The Microsoft perception issue is something that came up in the discussions I had about our communities and role in the community. Here are my quotes and notes on how the few customers I talked to perceive us.
- “Developer perception of Microsoft has been hurt by the poor servicing story for .Net 1.0, 1.1 and Visual Studio tools.”
- “Windows stopped work on longhorn to service XP with XPSP2. Where was the same effort from developer tools to stop work on Whidbey to fix pain points in 1.1/VS2003?”
- “It’s strange to say that windows has better servicing record than developer tools”
- “You’ve done a poor job of patching with fixes only available on request”
- “Why should my customers have to call PSS to get a fix that enables my application to work?”
- “Shouldn’t I be able to include the fixes as part of my installer package if my tools depend on them?”
- “Why do I have to upgrade my app if I want to develop it with the new tools?”
- “There should be backwards compatibility with all versions of the framework”
- “It would help if you got a servicing team out there to at least be more transparent about how you plan to service the product.”
- “It would help the servicing story if real versions of VS came out more frequently”
- “Adopt 6 month cycles with the tools like eclipse or release service packs through windows updates more frequently.”
There were a few people that ranted to me about our servicing story. 🙂 I thought the one perception of how the Windows team earned big kudos for delaying Longhorn to fix XP was particularly interesting. If nothing else we need to be more transparent and upfront about what our plans in the servicing space are because I certainly came away with the idea that, if nothing else, we had failed to set proper expectations.
- “The bad reputation Microsoft has is no longer deserved”
- “People that say Outlook is insecure are wrong”
- “I’ve been using outlook for the last few years and it has not been responsible for any harm on my computer”
- “Once windows 2k was released the product quality had reached good enough and no longer deserved the legacy reputation”
- “Slashdot is just humorous”
Maybe it’s because this was a Microsoft sponsored event, but people I talked to didn’t agree with the “evil empire” image. The consensus seemed to be that those days are over for most customers that don’t include Slashdot posters. The bigger image/reputation problem was seen as a lack of focus on innovation.
- “Existing products are good enough. Where are the cool innovations and reason to upgrade?”
- “Microsoft needs to show off more of their innovation and stuff from research”
- “Google uses a cool innovation + the open source community to effectively market their tools without an ad budget”
- “Why does it feel like everything out of MSN is a clone of Google?”
- “The virtual earth stuff just seemed poorly timed. If there had been work going on before google launched maps why didn’t we know about it and have a chance to give feedback?”
- “I hope that we start seeing some cool products from the small companies that get to use some of those research patents. I would imagine some other companies might do a better job bringing those things to customers”
I missed writing down good chunks of this conversation but it seemed to boil down into two things.

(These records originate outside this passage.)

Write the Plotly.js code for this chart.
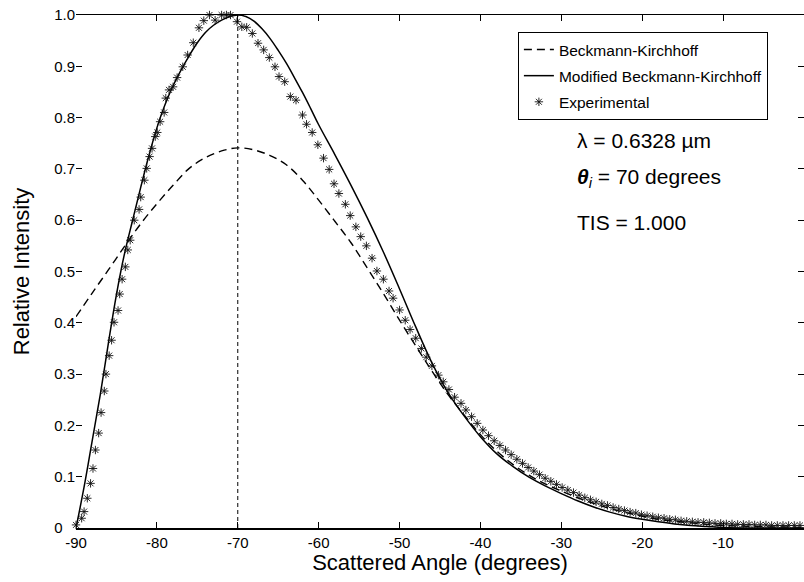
<!DOCTYPE html>
<html>
<head>
<meta charset="utf-8">
<script src="https://cdn.plot.ly/plotly-3.0.1.min.js"></script>
<style>html,body{margin:0;padding:0;background:#fff;}#chart{width:804px;height:582px;}</style>
</head>
<body>
<div id="chart"></div>
<script>
// Beckmann-Kirchhoff (dashed)
const bkAngle = [-90, -88, -86, -84, -82, -80, -78, -76, -74, -72, -70, -68, -66, -64, -62, -60, -58, -56, -54, -52, -50, -48, -46, -44, -42, -40, -38, -36, -34, -32, -30, -28, -26, -24, -22, -20, -18, -16, -14, -12, -10, -8, -6, -4, -2, 0];
const bkIntensity = [0.412, 0.458, 0.503, 0.549, 0.593, 0.632, 0.668, 0.701, 0.722, 0.735, 0.741, 0.737, 0.726, 0.708, 0.678, 0.639, 0.598, 0.556, 0.507, 0.457, 0.405, 0.355, 0.306, 0.260, 0.220, 0.182, 0.150, 0.124, 0.103, 0.086, 0.072, 0.059, 0.048, 0.038, 0.030, 0.023, 0.017, 0.013, 0.010, 0.007, 0.005, 0.004, 0.003, 0.002, 0.002, 0.001];

// Modified Beckmann-Kirchhoff (solid)
const mbkAngle = [-90, -89, -88, -87, -86, -85, -84, -83, -82, -81, -80, -79, -78, -77, -76, -75, -74, -73, -72, -71, -70, -69, -68, -67, -66, -65, -64, -63, -62, -61, -60, -58, -56, -54, -52, -50, -48, -46, -44, -42, -40, -38, -36, -34, -32, -30, -28, -26, -24, -22, -20, -18, -16, -14, -12, -10, -5, 0];
const mbkIntensity = [0, 0.08, 0.17, 0.26, 0.36, 0.455, 0.535, 0.6, 0.664, 0.725, 0.78, 0.825, 0.862, 0.893, 0.921, 0.946, 0.966, 0.98, 0.99, 0.997, 1.0, 0.997, 0.988, 0.973, 0.954, 0.931, 0.906, 0.878, 0.849, 0.818, 0.786, 0.728, 0.668, 0.605, 0.538, 0.466, 0.392, 0.322, 0.264, 0.218, 0.178, 0.145, 0.120, 0.099, 0.082, 0.067, 0.053, 0.041, 0.031, 0.023, 0.017, 0.012, 0.008, 0.005, 0.003, 0.001, 0, 0];

// Experimental (asterisks)
const expAngle = [-90.0, -89.3, -89.0, -88.6, -88.2, -87.9, -87.6, -87.2, -86.9, -86.5, -86.3, -85.9, -85.6, -85.3, -84.8, -84.6, -84.3, -83.9, -83.6, -83.3, -82.8, -82.2,
  -82.0, -81.55, -81.26, -80.9, -80.6, -80.2, -79.95, -79.6, -79.1, -78.9, -78.5, -78.0, -77.5, -76.8, -76.2, -75.5, -74.8, -74.2, -73.5, -72.8, -72.0, -71.4, -70.9, -70.1, -69.5, -68.9, -68.2, -67.5, -66.8, -66.1, -65.4, -64.9, -64.2, -63.5, -62.8, -62.0,
  -61.5, -60.8, -60.1, -59.4, -58.7, -58.1, -57.5, -56.7, -56.1, -55.4, -54.8, -54.1, -53.4, -52.8, -52.0, -51.3, -50.8, -50.0, -49.3, -48.7, -48.0, -47.3, -46.7, -46.0, -45.2, -44.6, -43.9, -43.2, -42.4, -41.8, -41.1, -40.4, -39.7,
  -39.0, -38.3, -37.6, -36.9, -36.2, -35.5, -34.8, -34.1, -33.4, -32.7, -32.0, -31.3, -30.6, -29.9, -29.2, -28.5, -27.8, -27.1, -26.4, -25.7, -25.0, -24.3, -23.6, -22.9, -22.2, -21.5, -20.8, -20.1, -19.4, -18.7, -18.0, -17.3, -16.6, -15.9, -15.2, -14.5, -13.8, -13.1, -12.4, -11.7, -11.0, -10.3, -9.6, -8.9, -8.2, -7.5, -6.8, -6.1, -5.4, -4.7, -4.0, -3.3, -2.6, -1.9, -1.2, -0.5];
const expIntensity = [0.006, 0.019, 0.032, 0.058, 0.087, 0.116, 0.152, 0.185, 0.225, 0.267, 0.300, 0.336, 0.366, 0.401, 0.424, 0.456, 0.485, 0.509, 0.542, 0.561, 0.600, 0.621,
  0.645, 0.678, 0.701, 0.724, 0.740, 0.763, 0.771, 0.792, 0.810, 0.838, 0.854, 0.860, 0.878, 0.899, 0.922, 0.946, 0.975, 0.989, 1.0, 0.990, 1.0, 1.0, 1.0, 0.987, 0.977, 0.976, 0.964, 0.945, 0.932, 0.917, 0.899, 0.880, 0.870, 0.841, 0.834, 0.805,
  0.787, 0.771, 0.747, 0.721, 0.699, 0.671, 0.652, 0.631, 0.609, 0.587, 0.568, 0.550, 0.526, 0.501, 0.485, 0.462, 0.448, 0.425, 0.405, 0.387, 0.370, 0.350, 0.333, 0.316, 0.298, 0.285, 0.270, 0.255, 0.243, 0.230, 0.217, 0.204, 0.191,
  0.180, 0.170, 0.161, 0.152, 0.143, 0.134, 0.126, 0.118, 0.111, 0.104, 0.097, 0.091, 0.085, 0.079, 0.074, 0.069, 0.064, 0.059, 0.055, 0.051, 0.047, 0.044, 0.040, 0.037, 0.034, 0.031, 0.029, 0.026, 0.024, 0.022, 0.020, 0.019, 0.017, 0.016, 0.014, 0.013, 0.012, 0.011, 0.011, 0.010, 0.009, 0.009, 0.008, 0.008, 0.007, 0.007, 0.007, 0.006, 0.006, 0.006, 0.005, 0.005, 0.005, 0.005, 0.005, 0.005];

const specularAngle = -70;

const xTickVals = [-90, -80, -70, -60, -50, -40, -30, -20, -10, 0];
const xTickText = ['-90', '-80', '-70', '-60', '-50', '-40', '-30', '-20', '-10', '0'];
const yTickVals = [0, 0.1, 0.2, 0.3, 0.4, 0.5, 0.6, 0.7, 0.8, 0.9, 1.0];
const yTickText = ['0\u00a0\u00a0\u00a0', '0.1', '0.2', '0.3', '0.4', '0.5', '0.6', '0.7', '0.8', '0.9', '1.0'];

const seriesNames = ['Beckmann-Kirchhoff', 'Modified Beckmann-Kirchhoff', 'Experimental'];

const traces = [
  {x: bkAngle, y: bkIntensity, name: seriesNames[0], legendgroup: 'a', mode: 'lines',
   line: {color: '#000', width: 1.4, dash: '8px,5px', shape: 'spline'}},
  {x: mbkAngle, y: mbkIntensity, name: seriesNames[1], legendgroup: 'b', mode: 'lines',
   line: {color: '#000', width: 1.5, shape: 'spline'}},
  {x: expAngle, y: expIntensity, name: seriesNames[2], legendgroup: 'c', mode: 'markers', cliponaxis: false,
   marker: {symbol: 'asterisk-open', size: 7, color: '#111', line: {color: '#111', width: 0.9}}}
];

const FONT = 'Liberation Sans, Arial, Helvetica, sans-serif';

const layout = {
  width: 804, height: 582,
  margin: {l: 76, r: 0, t: 15, b: 54},
  paper_bgcolor: '#fff', plot_bgcolor: '#fff',
  font: {family: FONT, color: '#000', size: 15},
  showlegend: true,
  legend: {x: 0.607, y: 0.967, xanchor: 'left', yanchor: 'top', bordercolor: '#000', borderwidth: 1,
           bgcolor: '#fff', font: {family: FONT, size: 15.5, color: '#000'}, traceorder: 'grouped', tracegroupgap: 3},
  xaxis: {range: [-90, 0], tickvals: xTickVals, ticktext: xTickText, ticks: 'inside', ticklen: 6, tickwidth: 1,
          tickcolor: '#000', showline: true, linecolor: '#000', linewidth: 1.5, mirror: 'ticks',
          showgrid: false, zeroline: false, tickfont: {size: 15},
          title: {text: 'Scattered Angle (degrees)', font: {size: 22}, standoff: 2}},
  yaxis: {range: [0, 1], tickvals: yTickVals, ticktext: yTickText, ticks: 'inside', ticklen: 6, tickwidth: 1,
          tickcolor: '#000', showline: false, mirror: 'ticks',
          showgrid: false, zeroline: false, tickfont: {size: 15},
          title: {text: 'Relative Intensity', font: {size: 22}, standoff: 18}},
  shapes: [
    {type: 'line', xref: 'x', yref: 'y', x0: specularAngle, x1: specularAngle, y0: 0, y1: 1,
     line: {color: '#000', width: 1, dash: '4px,3px'}}
  ],
  annotations: [
    {xref: 'paper', yref: 'paper', x: 0.686, y: 0.756, xanchor: 'left', yanchor: 'middle', showarrow: false,
     text: 'λ = 0.6328 µm', font: {size: 21}},
    {xref: 'paper', yref: 'paper', x: 0.686, y: 0.682, xanchor: 'left', yanchor: 'middle', showarrow: false,
     text: '<b><i>θ</i></b><sub><i>i</i></sub> = 70 degrees', font: {size: 21}},
    {xref: 'paper', yref: 'paper', x: 0.686, y: 0.596, xanchor: 'left', yanchor: 'middle', showarrow: false,
     text: 'TIS = 1.000', font: {size: 21}}
  ]
};

Plotly.newPlot('chart', traces, layout, {displayModeBar: false, staticPlot: true});
</script>
</body>
</html>
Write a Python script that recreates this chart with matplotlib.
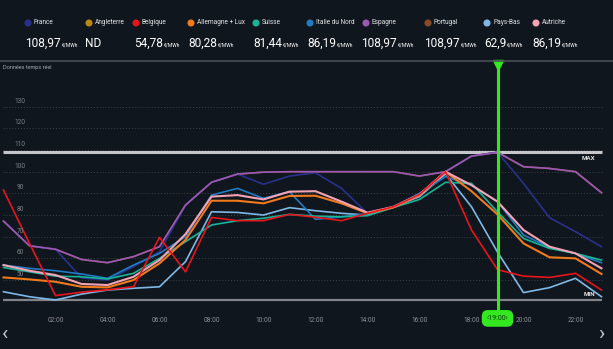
import matplotlib
matplotlib.use('Agg')
import matplotlib.pyplot as plt

plt.rcParams['font.family'] = ['Roboto', 'DejaVu Sans']

BG = '#10161d'
GREEN = '#33e81f'

# hourly prices (EUR/MWh), hours 0..23
hours = list(range(24))
france = [77.2, 65.8, 64.2, 51.0, 50.0, 56.2, 63.0, 84.6, 95.1, 98.9, 94.2, 98.0,
          99.5, 92.3, 80.8, 83.8, 89.5, 100.0, 107.2, 108.97, 94.6, 78.8, 72.3, 65.4]
angleterre = None  # ND
belgique = [91.5, 66.9, 42.8, 44.4, 45.5, 46.9, 69.7, 53.8, 78.9, 77.4, 77.4, 80.3,
            79.0, 77.4, 80.8, 83.8, 89.5, 100.0, 73.1, 54.78, 51.8, 51.2, 53.1, 45.4]
allemagne = [51.2, 50.3, 49.2, 46.9, 46.6, 50.0, 57.7, 68.5, 86.6, 86.6, 85.4, 88.8,
             88.9, 85.4, 80.8, 83.5, 89.2, 100.0, 91.0, 80.28, 66.9, 60.5, 60.0, 52.8]
suisse = [55.8, 53.8, 51.8, 51.5, 50.5, 53.1, 60.0, 67.7, 75.4, 77.4, 78.5, 80.3,
          79.5, 79.2, 79.7, 83.5, 87.2, 95.1, 94.6, 81.44, 69.2, 64.6, 62.3, 59.2]
italie = [56.9, 55.4, 54.3, 52.8, 50.8, 56.9, 62.3, 70.0, 89.2, 92.3, 87.7, 90.8,
          78.0, 79.2, 80.5, 83.8, 90.0, 97.7, 93.8, 86.19, 70.8, 65.0, 62.3, 58.0]
espagne = [77.2, 65.8, 64.2, 59.5, 58.0, 60.8, 65.4, 84.6, 95.1, 98.9, 99.8, 100.0,
           100.0, 100.0, 100.0, 100.0, 98.0, 100.0, 107.2, 108.97, 102.3, 101.5, 100.0, 90.3]
portugal = list(espagne)
pays_bas = [44.6, 42.3, 40.8, 43.5, 45.4, 46.2, 46.9, 58.5, 81.5, 81.2, 80.0, 83.4,
            82.0, 80.8, 80.0, 83.8, 88.5, 99.0, 83.8, 62.9, 44.2, 46.5, 50.8, 42.3]
autriche = [56.9, 54.3, 52.3, 48.2, 47.7, 51.5, 59.2, 71.2, 88.5, 89.2, 87.2, 90.8,
            91.0, 86.2, 81.1, 83.8, 89.5, 100.0, 93.8, 86.19, 73.1, 65.4, 62.3, 55.4]

countries = ['France', 'Angleterre', 'Belgique', 'Allemagne + Lux', 'Suisse',
             'Italie du Nord', 'Espagne', 'Portugal', 'Pays-Bas', 'Autriche']
series = [france, angleterre, belgique, allemagne, suisse,
          italie, espagne, portugal, pays_bas, autriche]
colors = ['#28318c', '#b8890f', '#e8141c', '#f07a1c', '#17b497',
          '#1f7bc2', '#9b59b6', '#8a4a25', '#7fb8e6', '#f4a3b4']
# order in which the lines are drawn (last on top)
draw_order = [7, 0, 6, 8, 5, 4, 3, 9, 2]

selected_hour = 19
x_ticks = [2, 4, 6, 8, 10, 12, 14, 16, 18, 20, 22]
x_labels = ['02:00', '04:00', '06:00', '08:00', '10:00', '12:00',
            '14:00', '16:00', '18:00', '20:00', '22:00']
y_grid = [50, 60, 70, 80, 90, 100, 110, 120, 130]

# header positions (pixels)
dot_x = [28, 89, 136, 191, 256, 310, 366, 428, 487, 536]
val_x = [25, 85, 134, 188, 253, 307, 361, 424, 484, 532]

fig = plt.figure(figsize=(6.13, 3.49), dpi=100, facecolor=BG)
ax = fig.add_axes([0, 49 / 349, 1, 240 / 349])
ax.set_facecolor(BG)
ax.set_xlim(-0.1346, 23.442)
ax.set_ylim(40.79, 151.55)
for s in ax.spines.values():
    s.set_visible(False)

all_vals = [v for s in series if s is not None for v in s]
vmax, vmin = max(all_vals), min(all_vals)

# grid + y labels
ax.hlines(y_grid, -0.02, 23.02, colors='#3c424a', linestyles=(0, (1, 2)), lw=0.7, zorder=0)
for v in y_grid:
    ax.text(0.65, v + 2.6, str(v), ha='center', va='center', fontsize=4.7, color='#7d8288')

ax.hlines(vmax, -0.02, 23.02, colors='#c4c6c9', lw=2.2, zorder=1)
ax.hlines(vmin, -0.02, 23.02, colors='#80848a', lw=1.6, zorder=1, clip_on=False)
ax.text(22.48, 105.9, 'MAX', ha='center', va='center', fontsize=4.5,
        fontweight='bold', color='#e6e6e6')
ax.text(22.52, 43.4, 'MIN', ha='center', va='center', fontsize=4.5,
        fontweight='bold', color='#e6e6e6', zorder=4)

for i in draw_order:
    lw = 1.5 if i in (3, 9) else 1.2
    ax.plot(hours, series[i], color=colors[i], lw=lw, clip_on=False, zorder=2)

# selected hour cursor
ax.plot([selected_hour, selected_hour], [149.5, 36.6], color=GREEN, lw=2.2,
        clip_on=False, zorder=5)
ax.plot(selected_hour, 149.2, marker='v', ms=6.5, color=GREEN, clip_on=False, zorder=5)
ax.text(selected_hour, 32.3, f'‹{selected_hour:02d}:00›', ha='center', va='center',
        fontsize=5, color='#0d3a09', clip_on=False, zorder=6,
        bbox=dict(boxstyle='round,pad=0.7,rounding_size=0.9', fc=GREEN, ec='none'))

ax.set_xticks(x_ticks, x_labels)
ax.set_yticks([])
ax.tick_params(axis='x', length=0, pad=12, labelsize=4.7, labelcolor='#8e9297')

# overlay in pixel coordinates for header text
ov = fig.add_axes([0, 0, 1, 1], facecolor='none')
ov.set_xlim(0, 613)
ov.set_ylim(349, 0)
ov.axis('off')
ov.plot([0, 613], [60.5, 60.5], color='#4a4f56', lw=1.2)
ov.text(3, 67, 'Données temps réel', fontsize=4, color='#a5a9ae', va='center')
ov.text(5, 334, '‹', fontsize=15, color='#c8ccd1', ha='center', va='center')
ov.text(601, 334, '›', fontsize=15, color='#c8ccd1', ha='center', va='center')

ov.scatter(dot_x, [23] * len(dot_x), s=26, c=colors, linewidths=0)
for i, name in enumerate(countries):
    ov.text(dot_x[i] + 6, 23, name, fontsize=4.7, color='#e3e5e8', va='center')
    s = series[i]
    if s is None:
        ov.text(val_x[i], 46.7, 'ND', fontsize=8.6, color='white', va='baseline')
        continue
    txt = f'{s[selected_hour]:.2f}'.rstrip('0').rstrip('.').replace('.', ',')
    t = ov.text(val_x[i], 46.7, txt, fontsize=8.6, color='white', va='baseline')
    ov.annotate('€/MWh', xy=(1, 0), xycoords=t, xytext=(0.6, 1.4),
                textcoords='offset points', fontsize=3.6, color='white',
                va='bottom', ha='left')

fig.savefig('out.png', dpi=100, facecolor=BG)
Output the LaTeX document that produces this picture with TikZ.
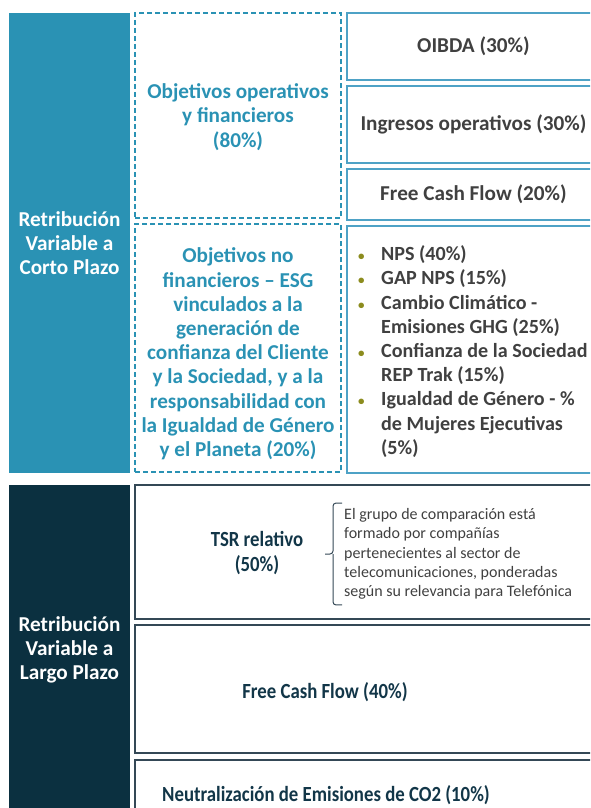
\documentclass[tikz,border=0pt]{standalone}
\usepackage{fontspec}
\setmainfont{Carlito}
\newfontfamily\estrecha{Carlito}[FakeStretch=0.87]

\definecolor{turquesa}{RGB}{42,146,180}
\definecolor{marino}{RGB}{11,48,64}
\definecolor{celeste}{RGB}{78,162,198}
\definecolor{pizarra}{RGB}{52,72,86}
\definecolor{grisTexto}{RGB}{64,64,64}
\definecolor{marinoTexto}{RGB}{18,54,72}
\definecolor{olivo}{RGB}{140,140,30}

\newcommand{\letra}{\fontsize{21.2}{24.2}\selectfont\bfseries}
\newcommand{\letraLista}{\fontsize{20.1}{24.2}\selectfont\bfseries}
\newcommand{\letraLP}{\estrecha\fontsize{21.6}{25}\selectfont\bfseries}
\newcommand{\letrita}{\fontsize{16}{19.4}\selectfont}
\newcommand{\punto}{\makebox[24pt][l]{\hspace{1pt}\color{olivo}\fontsize{13}{13}\selectfont\textbullet}}

\tikzset{
  bloque/.style={rectangle,inner sep=0pt,outer sep=0pt,text=white,align=center,font=\letra},
  objetivo/.style={rectangle,draw=turquesa,line width=1.3pt,dash pattern=on 5pt off 3pt,inner sep=0pt,outer sep=0pt},
  textoObj/.style={text=turquesa,align=center,font=\letra},
  metrica/.style={rectangle,draw=celeste,line width=1.5pt,inner sep=0pt,outer sep=0pt,text=grisTexto,font=\letra},
  metricaLP/.style={rectangle,draw=pizarra,line width=1.5pt,inner sep=0pt,outer sep=0pt},
  textoLP/.style={text=marinoTexto,align=center,font=\letraLP},
  aclaracion/.style={text=grisTexto,align=left,font=\letrita,inner xsep=0pt,inner ysep=5pt},
  llave/.style={pizarra,line width=1pt,rounded corners=3pt}
}

\begin{document}
\begin{tikzpicture}[x=1pt,y=-1pt]
            \useasboundingbox (0,0) rectangle (590,808);
            \clip (0,0) rectangle (590,808);

            \node[bloque,fill=turquesa,minimum width=121pt,minimum height=460pt] (corto) at (69.5,243) {Retribución\\Variable a\\Corto Plazo};
            \node[bloque,fill=marino,minimum width=121pt,minimum height=330pt] (largo) at (69.5,650) {Retribución\\Variable a\\Largo Plazo};

            \node[objetivo,minimum width=206pt,minimum height=205pt] (opFin) at (238,115.5) {};
            \node[textoObj] (opFinTxt) at (238,117) {Objetivos operativos\\y financieros\\(80\%)};
            \node[objetivo,minimum width=206pt,minimum height=248pt] (noFin) at (238,348) {};
            \node[textoObj] (noFinTxt) at (238,354) {Objetivos no\\financieros -- ESG\\vinculados a la\\generación de\\confianza del Cliente\\y la Sociedad, y a la\\responsabilidad con\\la Igualdad de Género\\y el Planeta (20\%)};

            \node[metrica,minimum width=253pt,minimum height=67pt] (oibda) at (473.5,46.5) {OIBDA (30\%)};
            \node[metrica,minimum width=253pt,minimum height=77pt] (ingresos) at (473.5,124.5) {Ingresos operativos (30\%)};
            \node[metrica,minimum width=253pt,minimum height=51pt] (fcf) at (473.5,194.5) {Free Cash Flow (20\%)};
            \node[metrica,minimum width=253pt,minimum height=247pt] (esg) at (473.5,349.5) {};
            \node[anchor=west,inner sep=0pt,align=left,text=grisTexto,font=\letraLista] (esgLista) at (357,351.5)
              {\punto NPS (40\%)\\
               \punto GAP NPS (15\%)\\
               \punto Cambio Climático -\\
               \hspace*{24pt}Emisiones GHG (25\%)\\
               \punto Confianza de la Sociedad\\
               \hspace*{24pt}REP Trak (15\%)\\
               \punto Igualdad de Género - \%\\
               \hspace*{24pt}de Mujeres Ejecutivas\\
               \hspace*{24pt}(5\%)};

            \node[metricaLP,minimum width=465pt,minimum height=134pt] (tsr) at (367.5,552) {};
            \node[textoLP] (tsrTxt) at (257,553.5) {TSR relativo\\(50\%)};
            \node[aclaracion,anchor=west] (nota) at (344,554) {El grupo de comparación está\\formado por compañías\\pertenecientes al sector de\\telecomunicaciones, ponderadas\\según su relevancia para Telefónica};
            \draw[llave] ([xshift=-2pt]nota.north west) -| ([xshift=-11pt]nota.west) -- ([xshift=-19pt]nota.west);
            \draw[llave] ([xshift=-2pt]nota.south west) -| ([xshift=-11pt]nota.west);

            \node[metricaLP,minimum width=465pt,minimum height=128pt] (fcfLP) at (367.5,689) {};
            \node[textoLP] (fcfLPTxt) at (325,692) {Free Cash Flow (40\%)};
            \node[metricaLP,minimum width=465pt,minimum height=70pt] (co2) at (367.5,795) {};
            \node[textoLP] (co2Txt) at (326,795) {Neutralización de Emisiones de CO2 (10\%)};
          \end{tikzpicture}
\end{document}
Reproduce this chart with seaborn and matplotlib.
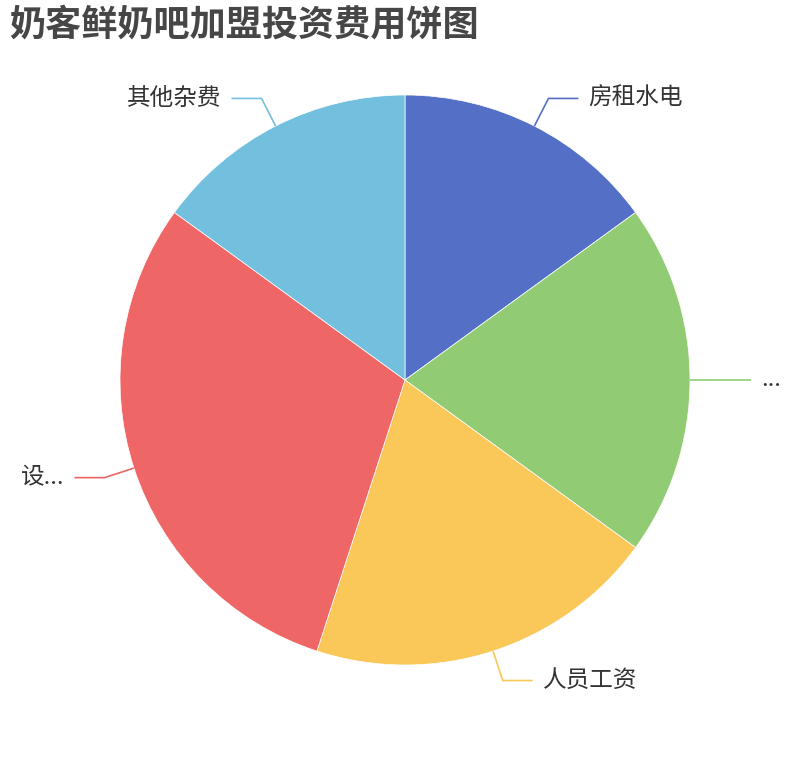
import numpy as np
import matplotlib
matplotlib.use("Agg")
import matplotlib.pyplot as plt
import seaborn as sns

# ---- data ----
categories = ["房租水电", "...", "人员工资", "设...", "其他杂费"]
values = [15, 20, 20, 30, 15]
colors = ["#5470c6", "#91cc75", "#fac858", "#ee6666", "#73c0de"]
title = "奶客鲜奶吧加盟投资费用饼图"

sns.set_theme(style="white")
plt.rcParams["font.family"] = ["Noto Sans CJK SC", "DejaVu Sans"]

W, H = 810, 760
fig = plt.figure(figsize=(W / 100, H / 100), dpi=100)
ax = fig.add_axes([0, 0, 1, 1])

cx, cy, R = 405, H - 380, 285
ax.pie(values, colors=colors, startangle=90, counterclock=False,
       center=(cx, cy), radius=R,
       wedgeprops=dict(edgecolor="white", linewidth=0.5))
ax.set_xlim(0, W)
ax.set_ylim(0, H)
ax.set_aspect("equal")
ax.axis("off")

# leader lines & labels
total = float(sum(values))
cum = np.cumsum([0] + values[:-1])
len1, len2, gap = 31, 30, 10
for cat, v, c0, col in zip(categories, values, cum, colors):
    mid = (c0 + v / 2.0) / total * 2 * np.pi  # clockwise from top
    dx, dy = np.sin(mid), np.cos(mid)
    x0, y0 = cx + R * dx, cy + R * dy
    x1, y1 = cx + (R + len1) * dx, cy + (R + len1) * dy
    side = 1 if dx >= -1e-9 else -1
    x2 = x1 + side * len2
    ax.plot([x0, x1, x2], [y0, y1, y1], color=col, lw=1.2,
            solid_joinstyle="miter", solid_capstyle="butt")
    ax.text(x2 + side * gap, y1, cat, ha="left" if side > 0 else "right",
            va="center", fontsize=17, color="#333333")

fig.text(9 / W, 1 - 25 / H, title, ha="left", va="center",
         fontsize=26, fontweight="heavy", color="#464646")

fig.savefig("out.png", dpi=100, facecolor="white")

First, we don’t do a good job of highlighting the innovations we do make. There was one customer that talked to me about the Office dinasour ads as a poor attempt to highlight innovations that (and I wish I had a closer quote) made him feel like we were trying to insult people into upgrading. It just comes down to how we spread the message.
Second is that people felt we just weren’t leaders in several areas. Of course the G word came up several times. They challenged us to make google or apple follow us into a new market and then make sure we tell people about it.
There where also comments on how our employee blogging was innovative and has led to a perception change. I tackled those in two previous entries.